■ Your task
Reproduce each line of the material exactly, minus any picture.

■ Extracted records
------------------------------------------------------------
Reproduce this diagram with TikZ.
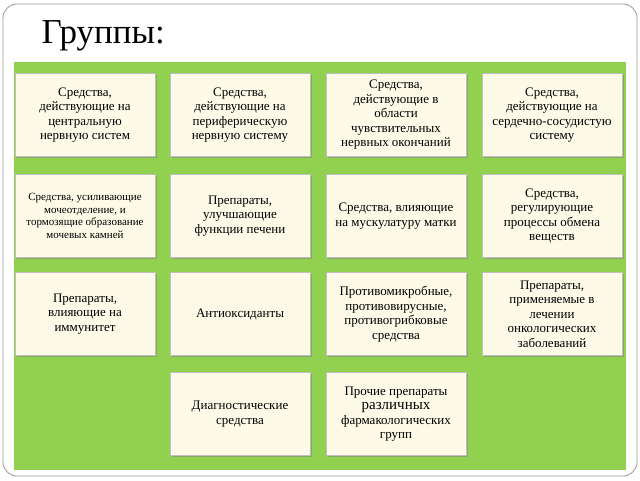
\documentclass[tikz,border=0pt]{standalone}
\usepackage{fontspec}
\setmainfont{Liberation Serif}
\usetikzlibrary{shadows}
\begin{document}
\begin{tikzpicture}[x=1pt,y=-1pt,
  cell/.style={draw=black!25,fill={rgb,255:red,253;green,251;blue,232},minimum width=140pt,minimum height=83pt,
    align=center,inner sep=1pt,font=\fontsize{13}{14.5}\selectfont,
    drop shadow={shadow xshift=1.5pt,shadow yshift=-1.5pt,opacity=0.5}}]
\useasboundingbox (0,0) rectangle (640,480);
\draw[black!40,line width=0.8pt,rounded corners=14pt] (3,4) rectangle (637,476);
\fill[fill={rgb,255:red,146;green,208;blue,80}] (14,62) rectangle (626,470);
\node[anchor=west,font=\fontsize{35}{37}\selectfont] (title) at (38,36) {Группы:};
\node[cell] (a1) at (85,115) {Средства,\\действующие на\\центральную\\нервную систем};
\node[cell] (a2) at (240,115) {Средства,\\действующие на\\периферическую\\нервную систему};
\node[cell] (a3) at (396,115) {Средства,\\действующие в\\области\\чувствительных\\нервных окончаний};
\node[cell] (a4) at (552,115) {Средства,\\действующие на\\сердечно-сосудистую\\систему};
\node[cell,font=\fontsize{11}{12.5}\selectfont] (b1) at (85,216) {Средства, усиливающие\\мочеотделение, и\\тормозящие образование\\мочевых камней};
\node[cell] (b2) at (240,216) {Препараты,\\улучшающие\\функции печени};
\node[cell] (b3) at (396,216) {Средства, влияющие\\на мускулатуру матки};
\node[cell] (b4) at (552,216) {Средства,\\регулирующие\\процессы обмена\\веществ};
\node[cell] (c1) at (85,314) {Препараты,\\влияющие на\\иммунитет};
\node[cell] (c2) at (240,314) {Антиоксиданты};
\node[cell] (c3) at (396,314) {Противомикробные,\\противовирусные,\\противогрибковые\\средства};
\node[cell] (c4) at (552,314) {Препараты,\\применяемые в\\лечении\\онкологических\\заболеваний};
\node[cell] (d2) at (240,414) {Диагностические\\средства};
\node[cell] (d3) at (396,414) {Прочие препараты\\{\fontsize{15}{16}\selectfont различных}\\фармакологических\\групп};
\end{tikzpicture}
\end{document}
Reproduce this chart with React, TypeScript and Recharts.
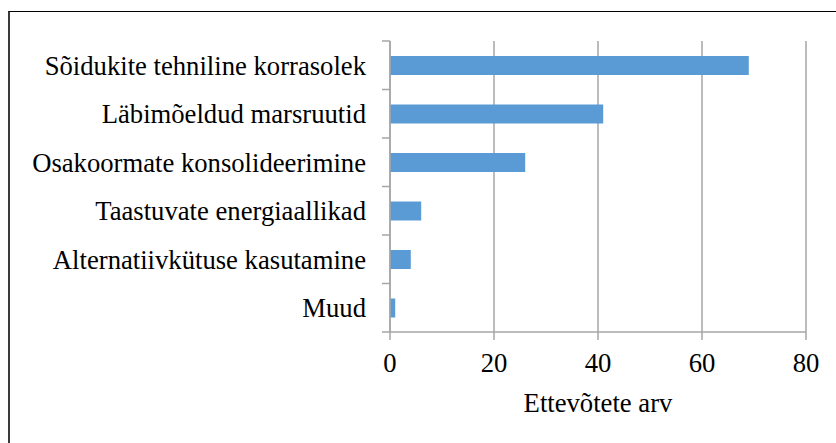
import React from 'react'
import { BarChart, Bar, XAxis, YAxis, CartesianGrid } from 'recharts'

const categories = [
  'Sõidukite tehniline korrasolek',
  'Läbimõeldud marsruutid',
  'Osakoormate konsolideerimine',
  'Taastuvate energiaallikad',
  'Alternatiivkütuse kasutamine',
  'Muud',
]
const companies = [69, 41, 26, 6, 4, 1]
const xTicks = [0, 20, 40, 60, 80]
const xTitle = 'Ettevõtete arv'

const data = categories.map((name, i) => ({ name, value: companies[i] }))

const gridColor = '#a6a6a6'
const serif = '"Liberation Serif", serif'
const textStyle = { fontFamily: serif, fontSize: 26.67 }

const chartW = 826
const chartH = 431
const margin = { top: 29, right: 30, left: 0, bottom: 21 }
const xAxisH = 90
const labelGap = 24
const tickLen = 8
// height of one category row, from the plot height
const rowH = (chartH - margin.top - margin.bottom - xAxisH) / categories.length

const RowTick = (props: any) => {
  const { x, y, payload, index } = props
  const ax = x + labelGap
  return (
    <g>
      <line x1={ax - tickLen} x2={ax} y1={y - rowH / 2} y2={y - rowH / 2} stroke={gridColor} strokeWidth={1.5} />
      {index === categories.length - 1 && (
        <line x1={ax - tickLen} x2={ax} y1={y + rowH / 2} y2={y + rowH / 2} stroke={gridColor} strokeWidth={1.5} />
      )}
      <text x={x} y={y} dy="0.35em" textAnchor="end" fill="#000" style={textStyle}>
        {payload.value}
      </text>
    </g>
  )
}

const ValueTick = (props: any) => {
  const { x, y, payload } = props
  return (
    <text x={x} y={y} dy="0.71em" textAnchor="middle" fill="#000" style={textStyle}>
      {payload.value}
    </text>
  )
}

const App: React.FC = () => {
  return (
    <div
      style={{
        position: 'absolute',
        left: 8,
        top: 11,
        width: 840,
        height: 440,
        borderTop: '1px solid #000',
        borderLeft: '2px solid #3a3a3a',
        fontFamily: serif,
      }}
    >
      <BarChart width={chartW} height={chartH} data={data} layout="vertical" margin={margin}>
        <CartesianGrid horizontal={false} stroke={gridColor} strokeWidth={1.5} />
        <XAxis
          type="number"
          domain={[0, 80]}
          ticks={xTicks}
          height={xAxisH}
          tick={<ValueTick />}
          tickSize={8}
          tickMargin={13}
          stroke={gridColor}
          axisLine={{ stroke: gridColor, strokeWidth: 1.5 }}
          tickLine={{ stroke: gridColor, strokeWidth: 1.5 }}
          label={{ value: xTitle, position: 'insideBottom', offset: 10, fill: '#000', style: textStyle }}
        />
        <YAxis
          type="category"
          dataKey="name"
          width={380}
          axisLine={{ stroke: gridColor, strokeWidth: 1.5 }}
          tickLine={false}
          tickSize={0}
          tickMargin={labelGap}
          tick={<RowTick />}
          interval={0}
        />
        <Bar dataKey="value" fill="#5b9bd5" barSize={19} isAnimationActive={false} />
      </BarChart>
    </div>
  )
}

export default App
------------------------------------------------------------
■ Task response
Reproduce this diagram with TikZ.
\documentclass[tikz,border=0pt]{standalone}
\usepackage{fontspec}
\setmainfont{Liberation Serif}
\usetikzlibrary{shadows}
\begin{document}
\begin{tikzpicture}[x=1pt,y=-1pt,
  cell/.style={draw=black!25,fill={rgb,255:red,253;green,251;blue,232},minimum width=140pt,minimum height=83pt,
    align=center,inner sep=1pt,font=\fontsize{13}{14.5}\selectfont,
    drop shadow={shadow xshift=1.5pt,shadow yshift=-1.5pt,opacity=0.5}}]
\useasboundingbox (0,0) rectangle (640,480);
\draw[black!40,line width=0.8pt,rounded corners=14pt] (3,4) rectangle (637,476);
\fill[fill={rgb,255:red,146;green,208;blue,80}] (14,62) rectangle (626,470);
\node[anchor=west,font=\fontsize{35}{37}\selectfont] (title) at (38,36) {Группы:};
\node[cell] (a1) at (85,115) {Средства,\\действующие на\\центральную\\нервную систем};
\node[cell] (a2) at (240,115) {Средства,\\действующие на\\периферическую\\нервную систему};
\node[cell] (a3) at (396,115) {Средства,\\действующие в\\области\\чувствительных\\нервных окончаний};
\node[cell] (a4) at (552,115) {Средства,\\действующие на\\сердечно-сосудистую\\систему};
\node[cell,font=\fontsize{11}{12.5}\selectfont] (b1) at (85,216) {Средства, усиливающие\\мочеотделение, и\\тормозящие образование\\мочевых камней};
\node[cell] (b2) at (240,216) {Препараты,\\улучшающие\\функции печени};
\node[cell] (b3) at (396,216) {Средства, влияющие\\на мускулатуру матки};
\node[cell] (b4) at (552,216) {Средства,\\регулирующие\\процессы обмена\\веществ};
\node[cell] (c1) at (85,314) {Препараты,\\влияющие на\\иммунитет};
\node[cell] (c2) at (240,314) {Антиоксиданты};
\node[cell] (c3) at (396,314) {Противомикробные,\\противовирусные,\\противогрибковые\\средства};
\node[cell] (c4) at (552,314) {Препараты,\\применяемые в\\лечении\\онкологических\\заболеваний};
\node[cell] (d2) at (240,414) {Диагностические\\средства};
\node[cell] (d3) at (396,414) {Прочие препараты\\{\fontsize{15}{16}\selectfont различных}\\фармакологических\\групп};
\end{tikzpicture}
\end{document}
Reproduce this chart with React, TypeScript and Recharts.
import React from 'react'
import { BarChart, Bar, XAxis, YAxis, CartesianGrid } from 'recharts'

const categories = [
  'Sõidukite tehniline korrasolek',
  'Läbimõeldud marsruutid',
  'Osakoormate konsolideerimine',
  'Taastuvate energiaallikad',
  'Alternatiivkütuse kasutamine',
  'Muud',
]
const companies = [69, 41, 26, 6, 4, 1]
const xTicks = [0, 20, 40, 60, 80]
const xTitle = 'Ettevõtete arv'

const data = categories.map((name, i) => ({ name, value: companies[i] }))

const gridColor = '#a6a6a6'
const serif = '"Liberation Serif", serif'
const textStyle = { fontFamily: serif, fontSize: 26.67 }

const chartW = 826
const chartH = 431
const margin = { top: 29, right: 30, left: 0, bottom: 21 }
const xAxisH = 90
const labelGap = 24
const tickLen = 8
// height of one category row, from the plot height
const rowH = (chartH - margin.top - margin.bottom - xAxisH) / categories.length

const RowTick = (props: any) => {
  const { x, y, payload, index } = props
  const ax = x + labelGap
  return (
    <g>
      <line x1={ax - tickLen} x2={ax} y1={y - rowH / 2} y2={y - rowH / 2} stroke={gridColor} strokeWidth={1.5} />
      {index === categories.length - 1 && (
        <line x1={ax - tickLen} x2={ax} y1={y + rowH / 2} y2={y + rowH / 2} stroke={gridColor} strokeWidth={1.5} />
      )}
      <text x={x} y={y} dy="0.35em" textAnchor="end" fill="#000" style={textStyle}>
        {payload.value}
      </text>
    </g>
  )
}

const ValueTick = (props: any) => {
  const { x, y, payload } = props
  return (
    <text x={x} y={y} dy="0.71em" textAnchor="middle" fill="#000" style={textStyle}>
      {payload.value}
    </text>
  )
}

const App: React.FC = () => {
  return (
    <div
      style={{
        position: 'absolute',
        left: 8,
        top: 11,
        width: 840,
        height: 440,
        borderTop: '1px solid #000',
        borderLeft: '2px solid #3a3a3a',
        fontFamily: serif,
      }}
    >
      <BarChart width={chartW} height={chartH} data={data} layout="vertical" margin={margin}>
        <CartesianGrid horizontal={false} stroke={gridColor} strokeWidth={1.5} />
        <XAxis
          type="number"
          domain={[0, 80]}
          ticks={xTicks}
          height={xAxisH}
          tick={<ValueTick />}
          tickSize={8}
          tickMargin={13}
          stroke={gridColor}
          axisLine={{ stroke: gridColor, strokeWidth: 1.5 }}
          tickLine={{ stroke: gridColor, strokeWidth: 1.5 }}
          label={{ value: xTitle, position: 'insideBottom', offset: 10, fill: '#000', style: textStyle }}
        />
        <YAxis
          type="category"
          dataKey="name"
          width={380}
          axisLine={{ stroke: gridColor, strokeWidth: 1.5 }}
          tickLine={false}
          tickSize={0}
          tickMargin={labelGap}
          tick={<RowTick />}
          interval={0}
        />
        <Bar dataKey="value" fill="#5b9bd5" barSize={19} isAnimationActive={false} />
      </BarChart>
    </div>
  )
}

export default App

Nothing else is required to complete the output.